- Bhodipur Location in Punjab, India Bhodipur Bhodipur (India)
- Coordinates: 31°07′25″N 75°23′00″E﻿ / ﻿31.123533°N 75.3832712°E
- Country: India
- State: Punjab
- District: Jalandhar
- Tehsil: Nakodar

Government
- • Type: Panchayat raj
- • Body: Gram panchayat
- Elevation: 240 m (790 ft)

Population (2011)
- • Total: 529
- Sex ratio 275/254 ♂/♀

Languages
- • Official: Punjabi
- Time zone: UTC+5:30 (IST)
- PIN: 144040
- ISO 3166 code: IN-PB
- Website: jalandhar.nic.in

= Bhodipur =

Bhodipur is a village in Nakodar in Jalandhar district of Punjab State, India. It is located 8.6 km from Nakodar, 34 km from Kapurthala, 32 km from district headquarter Jalandhar and 163 km from state capital Chandigarh. The village is administrated by a sarpanch who is an elected representative of village as per Panchayati raj (India).
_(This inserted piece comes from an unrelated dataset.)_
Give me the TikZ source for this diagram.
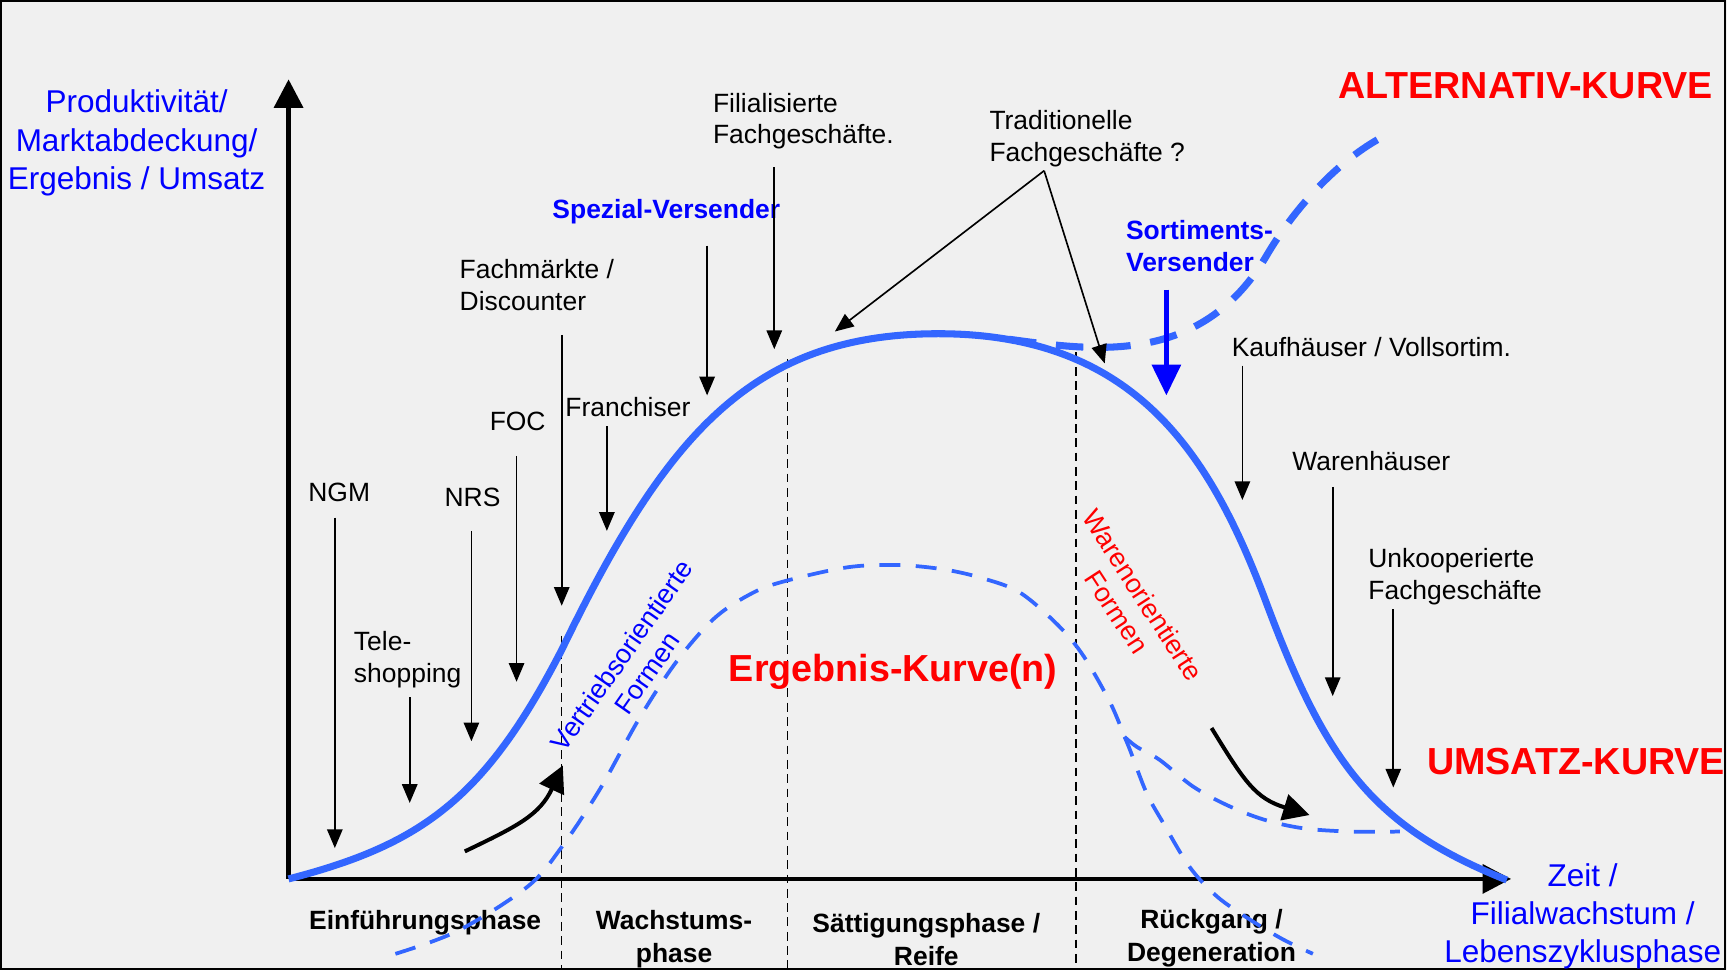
\documentclass[tikz,border=0pt]{standalone}
\usepackage{fontspec}
\setmainfont{Liberation Sans}
\usetikzlibrary{arrows.meta}

\definecolor{paper}{HTML}{F0F0F0}
\definecolor{curveblue}{HTML}{3366FF}
\definecolor{labelblue}{HTML}{0000FF}
\definecolor{labelred}{HTML}{FF0000}

\begin{document}
\begin{tikzpicture}[x=0.5pt, y=-0.5pt,
  lbl/.style={font=\fontsize{12}{14.5}\selectfont, inner sep=0pt, align=left},
  bluebold/.style={lbl, font=\fontsize{12}{14.5}\selectfont\bfseries, text=labelblue},
  phase/.style={font=\fontsize{12}{15}\selectfont\bfseries, inner sep=0pt, align=center},
  axislabel/.style={font=\fontsize{14.3}{17.4}\selectfont, text=labelblue, inner sep=0pt, align=center},
  bigred/.style={font=\fontsize{17.1}{20}\selectfont\bfseries, text=labelred, inner sep=0pt},
  slanted/.style={font=\fontsize{12.2}{14}\selectfont, inner sep=0pt, align=center},
  axis/.style={line width=2.2pt, -{Triangle[width=13pt,length=13pt]}},
  ptr/.style={line width=0.75pt, -{Triangle[width=7pt,length=8.5pt]}},
  bigptr/.style={line width=2pt, labelblue, -{Triangle[width=13pt,length=14pt]}},
  swing/.style={line width=1.8pt, -{Triangle[width=12pt,length=12pt]}},
  phasesep/.style={line width=0.7pt, dash pattern=on 4pt off 2.5pt},
  umsatz/.style={line width=3.2pt, curveblue},
  alternativ/.style={line width=3.2pt, curveblue, dash pattern=on 12.5pt off 9pt},
  ergebnis/.style={line width=1.7pt, curveblue, dash pattern=on 9.5pt off 7pt}
]

% page and frame
\useasboundingbox (0,0) rectangle (1568,881);
\fill[paper] (0,0) rectangle (1568,881);
\draw[line width=1pt] (1,1) rectangle (1566,880);

% axes
\coordinate (origin) at (262,798);
\coordinate (ytip) at (262,72);
\coordinate (xtip) at (1372,798);
\draw[axis] (origin) -- (ytip);
\draw[axis] (origin) -- (xtip);

\node[axislabel] (ylab) at (124,130) {Produktivität/\\Marktabdeckung/\\Ergebnis / Umsatz};
\node[axislabel] (xlab) at (1437,832) {Zeit /\\Filialwachstum /\\Lebenszyklusphase};

% phase separators
\coordinate (sepA1) at (510,577); \coordinate (sepA2) at (510,881);
\coordinate (sepB1) at (715,326); \coordinate (sepB2) at (715,881);
\coordinate (sepC1) at (977,320); \coordinate (sepC2) at (977,881);
\draw[phasesep] (sepA1) -- (sepA2);
\draw[phasesep] (sepB1) -- (sepB2);
\draw[phasesep] (sepC1) -- (sepC2);

% phase names
\node[phase] (ph1) at (386,838) {Einführungsphase};
\node[phase] (ph2) at (612,853) {Wachstums-\\phase};
\node[phase] (ph3) at (841,853) {Sättigungsphase /\\Reife};
\node[phase] (ph4) at (1100,852) {Rückgang /\\Degeneration};

% curve labels
\node[bigred] (altlab) at (1385,78) {ALTERNATIV-KURVE};
\node[bigred] (umslab) at (1431,691) {UMSATZ-KURVE};
\node[bigred] (erglab) at (811,610) {Ergebnis-Kurve(n)};
\node[slanted, text=labelblue, rotate=55] (vertrieb) at (576,603) {Vertriebsorientierte\\Formen};
\node[slanted, text=labelred, rotate=-57] (waren) at (1026,548) {Warenorientierte\\Formen};

% sales curve
\coordinate (uStart) at (262,798);
\coordinate (uRise) at (510,590);
\coordinate (uPeak) at (852,303);
\coordinate (uFall) at (1150,548);
\coordinate (uEnd) at (1368,799);
\draw[umsatz] (uStart) .. controls (382,767) and (440,726) .. (uRise)
  .. controls (604,396) and (682,303) .. (uPeak)
  .. controls (1032,303) and (1100,414) .. (uFall)
  .. controls (1205,695) and (1248,751) .. (uEnd);

% alternative curve
\coordinate (aStart) at (916,308);
\coordinate (aMid) at (1150,232);
\coordinate (aEnd) at (1264,120);
\draw[alternativ] (aStart) .. controls (990,318) and (1090,334) .. (aMid)
  .. controls (1180,181) and (1224,138) .. (aEnd);

% result curve and its two endings
\coordinate (kink) at (1021,669);
\draw[ergebnis] plot[smooth, tension=0.55] coordinates {
  (359,866) (416,845) (479,805) (510,769) (545,716) (580,653) (614,601)
  (649,561) (684,538) (715,527) (770,515) (815,513) (857,517) (892,525)
  (926,538) (961,568) (984,596) (1008,638) (1021,669)};
\draw[ergebnis] plot[smooth, tension=0.55] coordinates {
  (1021,669) (1026,681) (1041,720) (1056,747) (1080,787) (1105,814)
  (1135,835) (1165,853) (1192,866)};
\draw[ergebnis] plot[smooth, tension=0.55] coordinates {
  (1021,669) (1032,678) (1053,690) (1083,714) (1114,731) (1147,744)
  (1183,752) (1226,755) (1271,755)};

% swinging arrows
\coordinate (swingLa) at (422,773);
\coordinate (swingLb) at (511,695);
\draw[swing] (swingLa) .. controls (470,750) and (490,740) .. (swingLb);
\coordinate (swingRa) at (1100,661);
\coordinate (swingRb) at (1189,740);
\draw[swing] (swingRa) .. controls (1130,710) and (1140,725) .. (swingRb);

% retail formats along the curve
\node[lbl, anchor=center] (ngm) at (308,447) {NGM};
\coordinate (ngmA) at (304,470); \coordinate (ngmB) at (304,770);
\draw[ptr] (ngmA) -- (ngmB);

\node[lbl, anchor=west] (tele) at (321,599) {Tele-\\shopping};
\coordinate (teleA) at (372,633); \coordinate (teleB) at (372,729);
\draw[ptr] (teleA) -- (teleB);

\node[lbl, anchor=center] (nrs) at (429,452) {NRS};
\coordinate (nrsA) at (428,482); \coordinate (nrsB) at (428,673);
\draw[ptr] (nrsA) -- (nrsB);

\node[lbl, anchor=center] (foc) at (470,383) {FOC};
\coordinate (focA) at (469,414); \coordinate (focB) at (469,619);
\draw[ptr] (focA) -- (focB);

\node[lbl, anchor=west] (fachm) at (417,259) {Fachmärkte /\\Discounter};
\coordinate (fachmA) at (510,304); \coordinate (fachmB) at (510,550);
\draw[ptr] (fachmA) -- (fachmB);

\node[lbl, anchor=west] (franch) at (513,370) {Franchiser};
\coordinate (franchA) at (551,387); \coordinate (franchB) at (551,482);
\draw[ptr] (franchA) -- (franchB);

\node[bluebold, anchor=center] (spezial) at (605,192) {Spezial-Versender};
\coordinate (spezialA) at (642,223); \coordinate (spezialB) at (642,359);
\draw[ptr] (spezialA) -- (spezialB);

\node[lbl, anchor=west] (filial) at (647,110) {Filialisierte\\Fachgeschäfte.};
\coordinate (filialA) at (703,152); \coordinate (filialB) at (703,317);
\draw[ptr] (filialA) -- (filialB);

\node[lbl, anchor=west] (trad) at (898,126) {Traditionelle\\Fachgeschäfte ?};
\coordinate (tradA) at (948,155);
\coordinate (tradL) at (758,301); \coordinate (tradR) at (1003,330);
\draw[ptr] (tradA) -- (tradL);
\draw[ptr] (tradA) -- (tradR);

\node[bluebold, anchor=west] (sortiment) at (1022,223) {Sortiments-\\Versender};
\coordinate (sortA) at (1059,263); \coordinate (sortB) at (1059,359);
\draw[bigptr] (sortA) -- (sortB);

\node[lbl, anchor=west] (kauf) at (1118,315) {Kaufhäuser / Vollsortim.};
\coordinate (kaufA) at (1128,332); \coordinate (kaufB) at (1128,454);
\draw[ptr] (kaufA) -- (kaufB);

\node[lbl, anchor=west] (waren2) at (1173,419) {Warenhäuser};
\coordinate (warenA) at (1210,442); \coordinate (warenB) at (1210,632);
\draw[ptr] (warenA) -- (warenB);

\node[lbl, anchor=west] (unkoop) at (1242,524) {Unkooperierte\\Fachgeschäfte};
\coordinate (unkoopA) at (1265,553); \coordinate (unkoopB) at (1265,715);
\draw[ptr] (unkoopA) -- (unkoopB);

\end{tikzpicture}
\end{document}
Bhodipur is a very old village. Before partition it mainly had arain and jatt Muslims who migrated into the Bahawalnagar and Haroonabad, Bahawalnagar areas in Pakistan.

== Transport ==
Nakodar railway station is the nearest train station; however, Phagwara Junction train station is 41 km away from the village. The village is 72 km away from domestic airport in Ludhiana and the nearest international airport is located in Chandigarh also Sri Guru Ram Dass Jee International Airport is the second nearest airport which is 112 km away in Amritsar.